┌────────
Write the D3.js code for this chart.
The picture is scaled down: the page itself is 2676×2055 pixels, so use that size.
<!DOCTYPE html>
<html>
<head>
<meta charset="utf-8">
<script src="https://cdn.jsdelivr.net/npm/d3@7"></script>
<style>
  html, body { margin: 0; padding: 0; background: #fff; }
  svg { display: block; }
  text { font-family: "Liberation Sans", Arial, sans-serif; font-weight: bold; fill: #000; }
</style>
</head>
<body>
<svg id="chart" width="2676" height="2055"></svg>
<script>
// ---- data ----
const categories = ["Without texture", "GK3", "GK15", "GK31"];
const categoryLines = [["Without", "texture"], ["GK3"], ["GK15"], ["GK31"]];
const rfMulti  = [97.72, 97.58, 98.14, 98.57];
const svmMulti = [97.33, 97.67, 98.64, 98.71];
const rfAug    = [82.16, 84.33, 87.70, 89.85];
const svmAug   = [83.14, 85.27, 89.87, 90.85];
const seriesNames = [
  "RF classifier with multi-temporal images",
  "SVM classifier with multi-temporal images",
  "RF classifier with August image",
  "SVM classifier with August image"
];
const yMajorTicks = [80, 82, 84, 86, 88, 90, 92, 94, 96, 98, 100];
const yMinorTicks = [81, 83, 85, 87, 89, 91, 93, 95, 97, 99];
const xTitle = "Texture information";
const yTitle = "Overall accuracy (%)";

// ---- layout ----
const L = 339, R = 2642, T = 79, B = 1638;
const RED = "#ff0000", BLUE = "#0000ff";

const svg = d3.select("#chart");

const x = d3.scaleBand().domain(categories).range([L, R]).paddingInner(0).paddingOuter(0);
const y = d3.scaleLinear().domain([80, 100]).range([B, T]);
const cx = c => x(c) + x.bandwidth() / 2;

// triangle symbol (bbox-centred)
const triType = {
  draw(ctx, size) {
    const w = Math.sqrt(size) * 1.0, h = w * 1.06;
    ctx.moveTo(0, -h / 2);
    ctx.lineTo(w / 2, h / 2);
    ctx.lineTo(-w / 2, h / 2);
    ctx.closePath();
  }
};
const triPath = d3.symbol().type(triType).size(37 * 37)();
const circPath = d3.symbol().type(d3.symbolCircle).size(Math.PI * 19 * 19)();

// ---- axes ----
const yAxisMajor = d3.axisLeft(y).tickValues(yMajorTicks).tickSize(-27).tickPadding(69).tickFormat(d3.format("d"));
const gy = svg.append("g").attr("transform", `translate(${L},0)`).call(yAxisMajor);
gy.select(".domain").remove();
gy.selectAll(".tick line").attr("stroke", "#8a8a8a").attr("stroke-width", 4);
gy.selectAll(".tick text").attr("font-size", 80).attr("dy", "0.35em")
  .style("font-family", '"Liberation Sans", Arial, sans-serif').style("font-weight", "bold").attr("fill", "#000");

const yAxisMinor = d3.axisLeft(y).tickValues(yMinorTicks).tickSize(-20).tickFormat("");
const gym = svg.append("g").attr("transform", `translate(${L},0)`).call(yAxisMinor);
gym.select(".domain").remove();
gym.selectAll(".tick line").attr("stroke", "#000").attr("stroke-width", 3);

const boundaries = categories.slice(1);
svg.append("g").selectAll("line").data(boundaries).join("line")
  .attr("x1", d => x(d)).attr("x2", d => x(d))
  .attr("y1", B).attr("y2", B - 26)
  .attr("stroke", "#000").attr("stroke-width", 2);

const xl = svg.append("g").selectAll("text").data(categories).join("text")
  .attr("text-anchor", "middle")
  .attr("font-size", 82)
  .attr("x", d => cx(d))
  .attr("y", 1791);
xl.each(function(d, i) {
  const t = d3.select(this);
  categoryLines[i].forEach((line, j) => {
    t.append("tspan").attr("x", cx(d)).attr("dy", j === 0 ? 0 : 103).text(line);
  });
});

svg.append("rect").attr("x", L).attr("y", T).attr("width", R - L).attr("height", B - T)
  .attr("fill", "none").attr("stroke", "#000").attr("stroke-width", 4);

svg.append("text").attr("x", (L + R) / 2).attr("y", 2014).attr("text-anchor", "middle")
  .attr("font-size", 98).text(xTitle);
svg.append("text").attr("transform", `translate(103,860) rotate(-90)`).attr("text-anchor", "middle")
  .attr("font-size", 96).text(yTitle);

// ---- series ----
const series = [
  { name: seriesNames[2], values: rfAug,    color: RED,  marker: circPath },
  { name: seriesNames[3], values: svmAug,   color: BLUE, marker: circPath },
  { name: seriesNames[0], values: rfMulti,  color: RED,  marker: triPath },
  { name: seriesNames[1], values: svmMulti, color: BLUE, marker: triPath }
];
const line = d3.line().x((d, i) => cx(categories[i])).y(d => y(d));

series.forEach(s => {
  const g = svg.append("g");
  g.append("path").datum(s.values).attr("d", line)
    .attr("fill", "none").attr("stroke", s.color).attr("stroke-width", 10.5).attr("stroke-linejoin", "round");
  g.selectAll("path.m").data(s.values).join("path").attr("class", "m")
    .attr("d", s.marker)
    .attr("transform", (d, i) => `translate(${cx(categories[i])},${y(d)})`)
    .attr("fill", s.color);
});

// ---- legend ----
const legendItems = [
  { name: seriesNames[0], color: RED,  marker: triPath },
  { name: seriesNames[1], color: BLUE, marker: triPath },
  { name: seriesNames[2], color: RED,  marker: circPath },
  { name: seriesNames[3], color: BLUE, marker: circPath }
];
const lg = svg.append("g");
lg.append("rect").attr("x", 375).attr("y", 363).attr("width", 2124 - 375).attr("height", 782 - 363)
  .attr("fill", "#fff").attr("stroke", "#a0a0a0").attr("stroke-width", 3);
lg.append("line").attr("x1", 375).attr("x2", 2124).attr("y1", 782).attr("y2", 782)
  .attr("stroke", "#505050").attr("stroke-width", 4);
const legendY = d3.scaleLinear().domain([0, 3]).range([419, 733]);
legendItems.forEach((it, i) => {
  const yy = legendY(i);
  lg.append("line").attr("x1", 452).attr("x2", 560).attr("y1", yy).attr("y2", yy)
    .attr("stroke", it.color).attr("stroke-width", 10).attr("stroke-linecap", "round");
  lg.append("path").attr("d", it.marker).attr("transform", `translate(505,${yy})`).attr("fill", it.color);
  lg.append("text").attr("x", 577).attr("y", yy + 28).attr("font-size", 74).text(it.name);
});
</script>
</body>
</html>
└────────
• Aim
Pick out every line with the string "this" and copy it.

• Written response
Write the D3.js code for this chart.
  const t = d3.select(this);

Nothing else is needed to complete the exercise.